• **PROBLEM REQUIREMENTS**: From the first line of the listing below to the line with "income - stacked", print each line exactly, and nothing more. Leave out the pictures.

• **PROVIDED DATA**:
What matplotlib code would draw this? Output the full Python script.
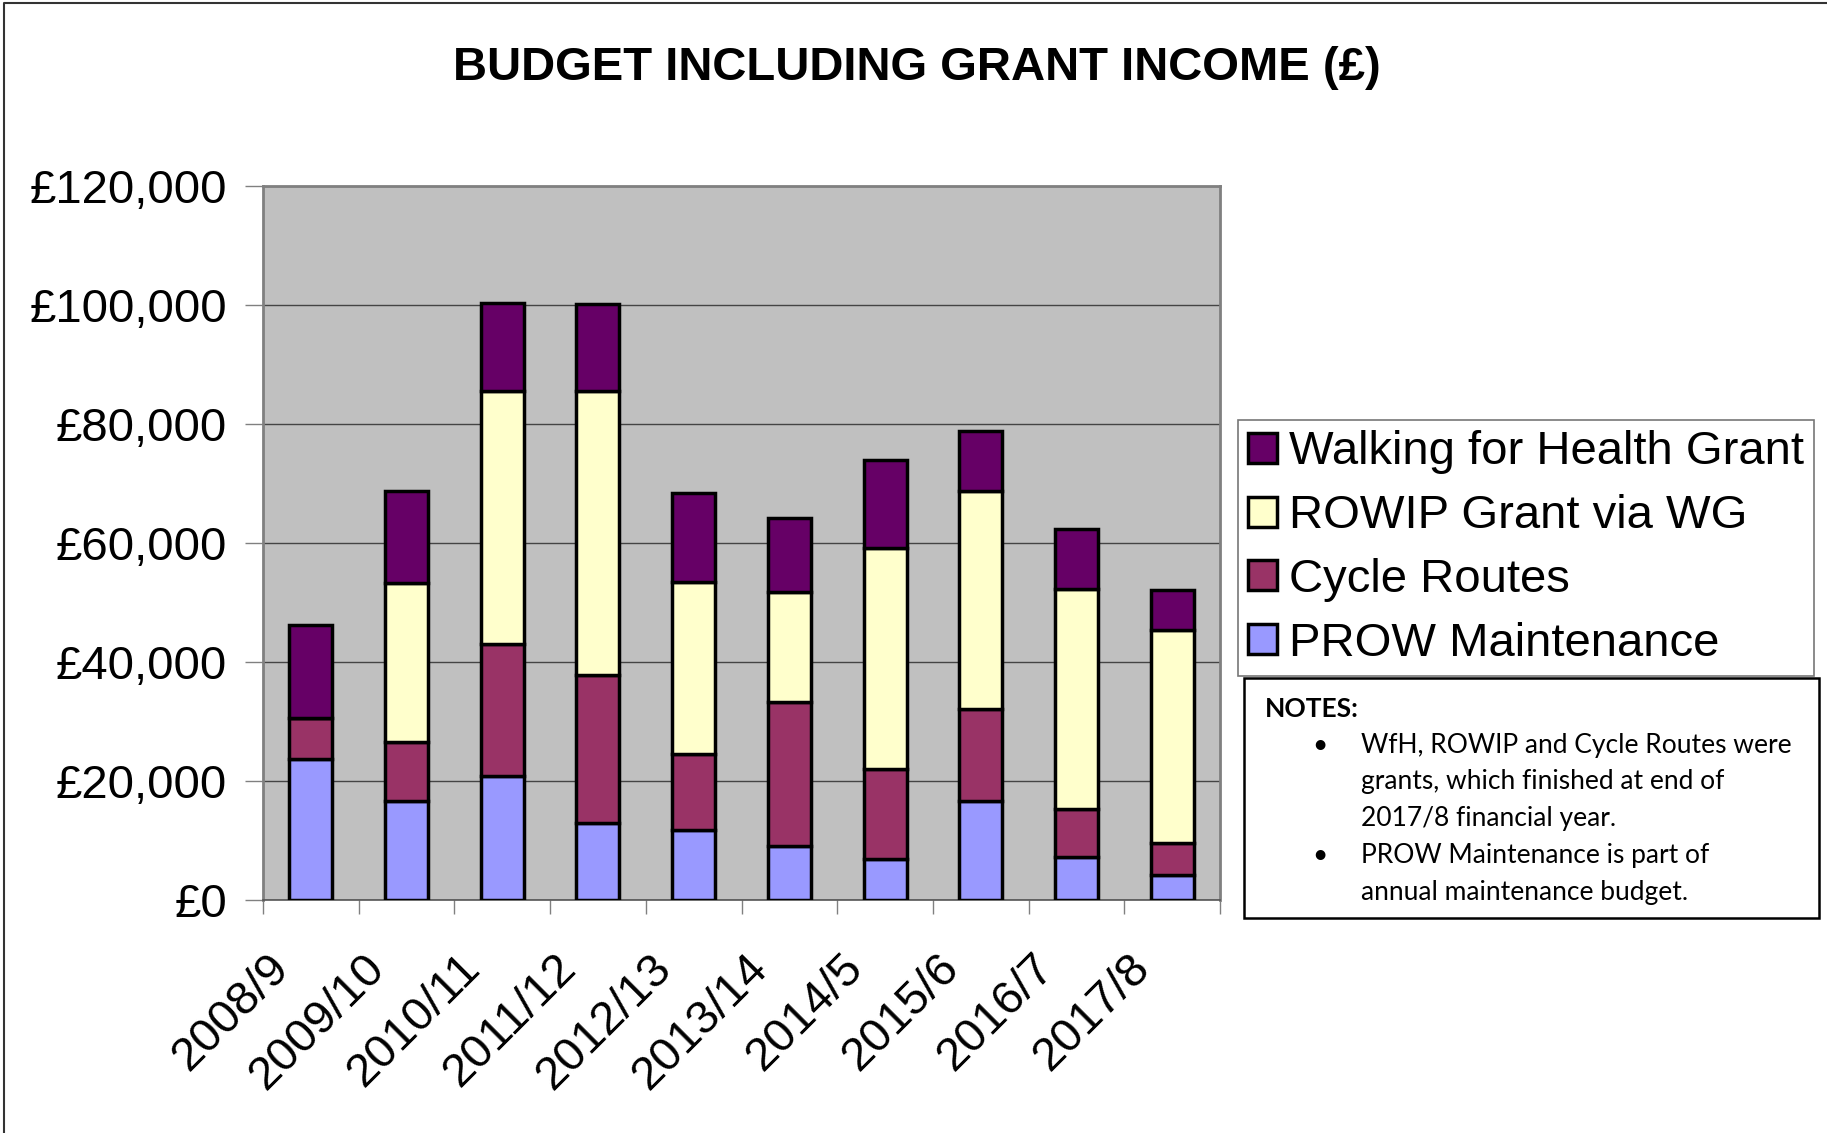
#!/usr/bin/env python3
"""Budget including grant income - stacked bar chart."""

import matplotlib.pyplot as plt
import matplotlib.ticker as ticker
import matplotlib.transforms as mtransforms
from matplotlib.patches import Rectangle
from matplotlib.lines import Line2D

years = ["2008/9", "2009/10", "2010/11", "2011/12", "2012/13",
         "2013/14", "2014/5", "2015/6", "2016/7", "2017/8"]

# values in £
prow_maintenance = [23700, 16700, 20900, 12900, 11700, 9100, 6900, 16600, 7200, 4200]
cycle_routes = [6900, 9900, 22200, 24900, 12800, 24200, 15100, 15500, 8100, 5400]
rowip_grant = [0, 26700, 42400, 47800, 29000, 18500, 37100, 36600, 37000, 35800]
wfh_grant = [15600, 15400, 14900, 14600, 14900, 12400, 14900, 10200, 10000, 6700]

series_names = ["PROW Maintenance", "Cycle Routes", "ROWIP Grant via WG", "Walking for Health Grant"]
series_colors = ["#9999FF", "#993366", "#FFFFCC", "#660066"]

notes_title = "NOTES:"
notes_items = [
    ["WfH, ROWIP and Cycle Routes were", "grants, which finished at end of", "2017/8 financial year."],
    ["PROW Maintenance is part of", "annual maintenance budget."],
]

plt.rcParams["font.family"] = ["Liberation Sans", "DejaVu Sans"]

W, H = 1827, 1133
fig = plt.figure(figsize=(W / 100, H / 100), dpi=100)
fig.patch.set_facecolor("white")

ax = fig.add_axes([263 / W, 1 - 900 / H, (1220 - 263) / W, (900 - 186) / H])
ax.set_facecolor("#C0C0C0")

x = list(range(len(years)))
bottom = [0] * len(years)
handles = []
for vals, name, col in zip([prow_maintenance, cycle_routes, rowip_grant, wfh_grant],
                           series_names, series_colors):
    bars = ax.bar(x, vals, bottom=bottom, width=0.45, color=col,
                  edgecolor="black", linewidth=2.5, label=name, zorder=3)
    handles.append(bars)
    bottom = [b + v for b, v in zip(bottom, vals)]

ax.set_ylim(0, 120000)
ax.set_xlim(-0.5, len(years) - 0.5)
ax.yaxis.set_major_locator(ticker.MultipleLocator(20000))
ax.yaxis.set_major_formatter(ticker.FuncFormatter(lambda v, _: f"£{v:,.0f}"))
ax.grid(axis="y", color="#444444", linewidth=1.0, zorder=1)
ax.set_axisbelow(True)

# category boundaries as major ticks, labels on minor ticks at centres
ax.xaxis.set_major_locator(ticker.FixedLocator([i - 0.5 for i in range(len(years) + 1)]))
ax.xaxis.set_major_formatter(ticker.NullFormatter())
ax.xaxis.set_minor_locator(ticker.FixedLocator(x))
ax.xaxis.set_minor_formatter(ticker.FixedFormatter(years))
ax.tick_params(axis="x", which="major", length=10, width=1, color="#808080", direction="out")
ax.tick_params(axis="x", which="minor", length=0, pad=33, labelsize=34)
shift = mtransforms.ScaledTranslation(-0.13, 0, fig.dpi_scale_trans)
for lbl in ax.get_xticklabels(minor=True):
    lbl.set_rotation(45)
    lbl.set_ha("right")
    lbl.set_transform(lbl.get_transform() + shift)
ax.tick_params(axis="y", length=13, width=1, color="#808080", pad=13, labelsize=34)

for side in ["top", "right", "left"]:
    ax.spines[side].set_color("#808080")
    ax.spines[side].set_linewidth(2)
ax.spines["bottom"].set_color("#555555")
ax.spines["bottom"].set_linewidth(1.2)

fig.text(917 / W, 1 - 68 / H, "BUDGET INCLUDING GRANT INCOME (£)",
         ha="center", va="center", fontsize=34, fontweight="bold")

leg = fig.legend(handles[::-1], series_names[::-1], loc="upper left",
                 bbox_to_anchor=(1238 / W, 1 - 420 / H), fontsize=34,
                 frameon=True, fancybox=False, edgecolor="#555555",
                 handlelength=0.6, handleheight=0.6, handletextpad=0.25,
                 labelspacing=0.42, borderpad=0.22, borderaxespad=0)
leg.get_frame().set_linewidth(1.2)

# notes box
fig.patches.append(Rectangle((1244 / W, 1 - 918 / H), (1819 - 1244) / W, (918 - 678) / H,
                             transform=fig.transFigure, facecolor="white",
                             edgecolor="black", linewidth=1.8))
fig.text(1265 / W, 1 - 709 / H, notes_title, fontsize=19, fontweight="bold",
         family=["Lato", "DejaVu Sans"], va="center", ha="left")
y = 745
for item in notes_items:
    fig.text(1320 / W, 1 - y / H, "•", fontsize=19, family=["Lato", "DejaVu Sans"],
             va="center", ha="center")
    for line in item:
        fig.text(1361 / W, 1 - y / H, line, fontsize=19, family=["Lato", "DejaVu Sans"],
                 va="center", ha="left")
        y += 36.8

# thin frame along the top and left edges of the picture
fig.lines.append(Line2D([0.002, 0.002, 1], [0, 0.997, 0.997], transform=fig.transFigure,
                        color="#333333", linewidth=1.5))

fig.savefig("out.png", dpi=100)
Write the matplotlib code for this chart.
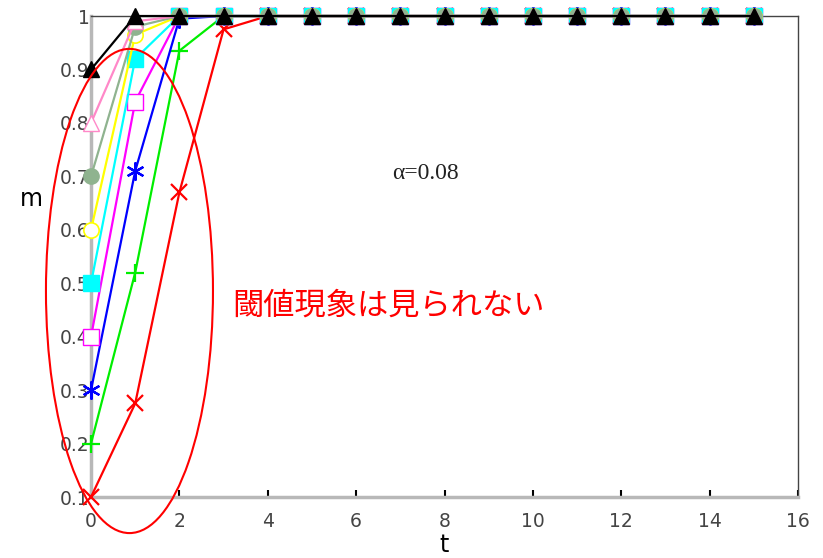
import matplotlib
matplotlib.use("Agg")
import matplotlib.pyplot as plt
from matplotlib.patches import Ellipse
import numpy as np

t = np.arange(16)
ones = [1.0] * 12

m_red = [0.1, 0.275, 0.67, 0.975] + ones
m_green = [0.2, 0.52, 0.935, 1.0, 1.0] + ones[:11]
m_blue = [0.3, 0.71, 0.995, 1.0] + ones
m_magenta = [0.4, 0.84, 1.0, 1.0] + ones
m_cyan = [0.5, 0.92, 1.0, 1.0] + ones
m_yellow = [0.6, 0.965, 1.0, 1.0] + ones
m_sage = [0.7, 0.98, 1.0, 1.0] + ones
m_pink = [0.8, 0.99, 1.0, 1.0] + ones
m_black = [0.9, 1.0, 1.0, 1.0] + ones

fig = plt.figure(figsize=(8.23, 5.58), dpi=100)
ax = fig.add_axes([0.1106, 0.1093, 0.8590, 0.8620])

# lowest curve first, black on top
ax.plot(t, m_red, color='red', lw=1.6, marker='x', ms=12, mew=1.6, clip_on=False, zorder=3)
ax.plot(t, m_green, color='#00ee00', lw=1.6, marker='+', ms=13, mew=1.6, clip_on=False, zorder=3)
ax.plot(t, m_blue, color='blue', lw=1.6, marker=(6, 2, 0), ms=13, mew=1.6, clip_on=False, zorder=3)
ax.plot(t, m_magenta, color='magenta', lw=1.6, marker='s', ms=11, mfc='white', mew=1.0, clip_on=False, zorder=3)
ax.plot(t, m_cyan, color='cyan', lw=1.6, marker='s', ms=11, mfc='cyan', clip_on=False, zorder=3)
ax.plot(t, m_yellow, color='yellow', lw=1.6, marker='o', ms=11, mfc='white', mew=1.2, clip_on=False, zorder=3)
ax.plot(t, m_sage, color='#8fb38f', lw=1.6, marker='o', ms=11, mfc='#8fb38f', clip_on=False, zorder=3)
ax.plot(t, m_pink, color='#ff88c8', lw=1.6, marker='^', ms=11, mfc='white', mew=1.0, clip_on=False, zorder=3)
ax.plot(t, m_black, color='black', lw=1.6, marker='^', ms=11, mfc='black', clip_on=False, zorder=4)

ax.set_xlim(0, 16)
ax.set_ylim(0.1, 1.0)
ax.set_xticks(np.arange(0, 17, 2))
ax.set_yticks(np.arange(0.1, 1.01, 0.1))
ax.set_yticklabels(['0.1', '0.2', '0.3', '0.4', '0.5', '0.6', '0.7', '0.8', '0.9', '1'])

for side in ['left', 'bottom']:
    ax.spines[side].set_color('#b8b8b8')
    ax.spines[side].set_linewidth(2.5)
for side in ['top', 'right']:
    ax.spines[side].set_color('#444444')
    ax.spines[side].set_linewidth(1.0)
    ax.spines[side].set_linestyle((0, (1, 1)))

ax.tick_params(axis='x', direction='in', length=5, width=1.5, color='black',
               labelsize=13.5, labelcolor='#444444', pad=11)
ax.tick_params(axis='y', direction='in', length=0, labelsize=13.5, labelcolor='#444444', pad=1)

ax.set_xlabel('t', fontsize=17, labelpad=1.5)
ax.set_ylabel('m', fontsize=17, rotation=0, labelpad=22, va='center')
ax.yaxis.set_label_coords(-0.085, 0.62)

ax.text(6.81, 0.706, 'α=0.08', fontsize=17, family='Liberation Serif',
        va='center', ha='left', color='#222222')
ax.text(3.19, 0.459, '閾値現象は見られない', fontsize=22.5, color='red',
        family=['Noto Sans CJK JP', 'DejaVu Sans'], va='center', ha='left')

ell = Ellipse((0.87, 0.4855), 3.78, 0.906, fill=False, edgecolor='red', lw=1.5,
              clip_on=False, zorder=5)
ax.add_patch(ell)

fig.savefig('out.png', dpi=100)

• **RESPONSE TO THE EXERCISE**:
What matplotlib code would draw this? Output the full Python script.
#!/usr/bin/env python3
"""Budget including grant income - stacked bar chart."""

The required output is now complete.